Friday morning, Sidney Crosby participated in contact drills for the first time since suffering a concussion during Game Three. After practice, Crosby said that he felt good and that he could potentially play in Game Five.
The Pittsburgh Penguins captain was also asked about his thoughts on the Ovechkin slash and Niskanen cross-check that combined to give him a concussion. Pittsburgh reporter Rob Rossi made waves Monday night for claiming that the Russian machine was “the Capital most responsible for Crosby’s injury” and that Ovechkin should be suspended.
Crosby disagreed.
“[Ovechkin’s] just trying to prevent a goal. That’s a pretty common play,” Crosby said. “There are different levels of how hard, but that’s standard as far as going to the net with the puck. Guys are trying to prevent you from shooting.”
“The [Niskanen] play is hard to say,” Crosby continued. “I’m not going to sit here and guess. It’s not one that happens too often.”

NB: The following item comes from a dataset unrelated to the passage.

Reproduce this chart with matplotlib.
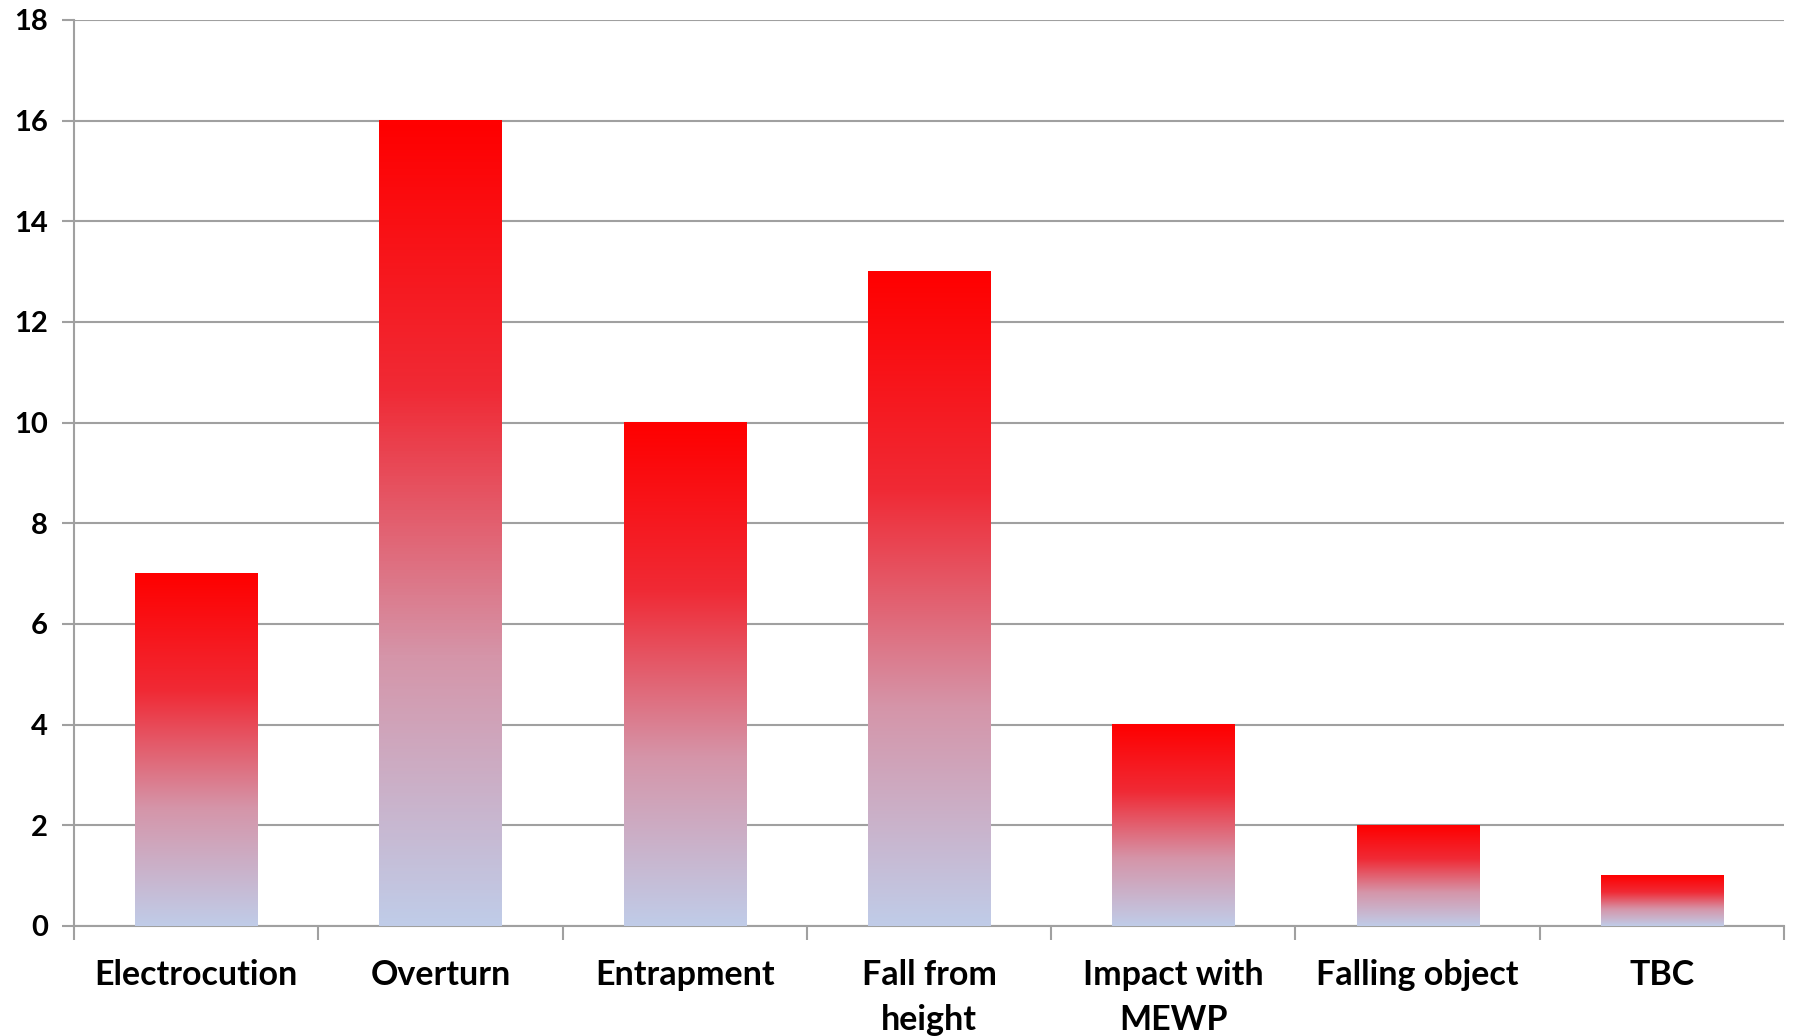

That doubt might explain the shade Marc-André Fleury threw at Niskanen during Game Four. Fleury put a piece of masking tape over Niskanen’s name on his goalie mask. The bucket celebrated previous Penguins championship teams.
Penguins forward Chris Kunitz was the only Penguins player to go on the record and say the cross-check was intentional.
“You look at it once and you see what actually happened,” Kunitz said. “I think the next thing is watching how deliberate it was when the guy kind of cross-checks him in the face.”
“I thought all that was kind of out of this league, but I guess not,” he concluded.